Jealousy Inventory

Questions to help escape the jealousy maze

I compiled this list for anyone who struggles with jealousy and wants to better manage their feelings. Reading questions and thinking about possible answers is the first step to take. In our sessions and workshops, expect reflecting on these questions in depth, as well as some practical solutions.

It is possible to have many different answers to these questions and we will find ones that make sense and are beneficial for you specifically, whether you want to stay monogamous or open up.

The key takeaway from this exercise is the awareness of which specific changes make sense and are possible in your own unique case – and how to do it. 

The tools you’re about to learn are based in willingness to grow as a person, self-regulation and achieving emotional maturity by employing current neuroscience and attachment theory. That said, you don’t need to dive into an in-depth analysis of all questions; often, focused work on your self-esteem or fear of missing out is the only thing you need in order to be happy.

  • What messages about jealousy did you pick up while growing-up? Are they really true?

  • Do different cultures have different attitudes?

  • Is there a positive side of jealousy?

  • Is there a healthy level of jealousy?

  • Do you actually just feel emotions or do you reflect on your thoughts as well and question your beliefs about yourself, your partner and your rival?

  • Have you ever been overly emotional about something different and how did that change over time? Can you apply this natural process of developing emotional maturity to your jealousy?

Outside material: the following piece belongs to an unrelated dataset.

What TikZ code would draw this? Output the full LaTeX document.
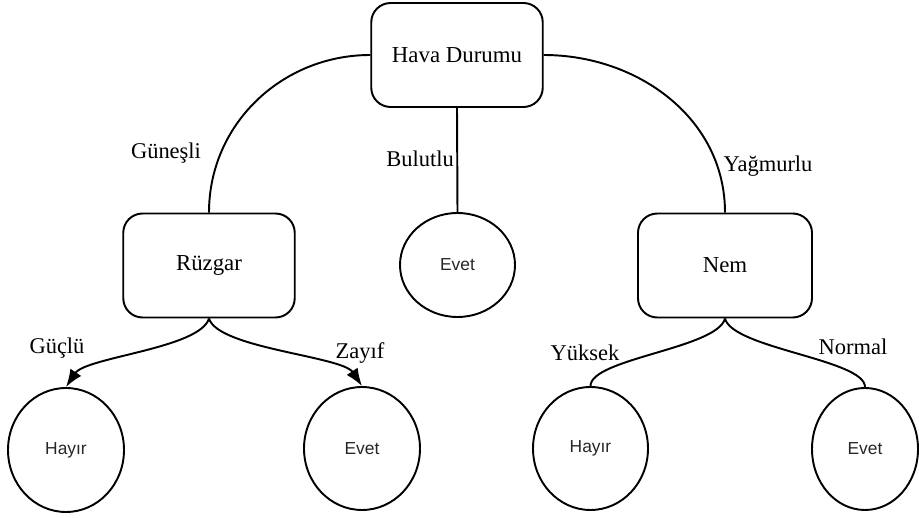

  • Do you know how to calm down?

  • How much of your daily mental energy is used to think about jealousy?

  • Is your fear of abandonment related to your self esteem issues or to the characteristics of your partner?

  • Did you chose someone who’s monogamous or did you hope that they would become monogamous over time? Is that really possible and at what cost?

  • How emotionally mature are you and your partner in general? Do you make an effort to have a harmonious relationship?

  • Do you wish only your partner would change without you making any effort or the opposite is the case?

  • Is your partner giving you the best of himself/herself and is that enough for you? (best in terms of an effort, not the actual outcome you might want)

  • Who do you find responsible for your jealous feelings – you or your partner?

  • Who owes what to whom and why?

  • What do you do to create trust in your relationship?

  • Are there any feelings or questionings about your own sexual orientation involved when thinking of the rival?

  • Are you the one who falls in love with others easily and you’re projecting that into your partner?

  • If you give up control as preferred way of keeping partner close, what other skills that actually work do you have to develop?

Additional questions for people who think of opening up their relationship:

  • What is the level of trust in your current relationship?

  • Is your partner hoping you will agree to open-up the relationship and does that make sense if you never wanted this before?

  • What are your past experiences with jealousy? Are they coloring the view of what’s going on in this new circumstances?

  • If your partner doesn’t want to hurt you intentionally by experiencing something with others, why does it hurt so much nonetheless?

  • Why exactly can’t you be happy if your partner is happy with someone else while he or she takes really good care of you when together with you?

  • What role does fear of missing out play in your feelings?

After you reflected on these question for a few days, try this exercise:

When you think about your future self which is without strong jealousy feelings, what do you see? What kind of person is that and what do they feel?

Do this in a form of a 10 minute long visualization.

Who do you really want to be?

Think often about this – the more clear visual picture you have, the better. Be careful to do this from  a place of compassion towards yourself and not just as another voice of your inner critic.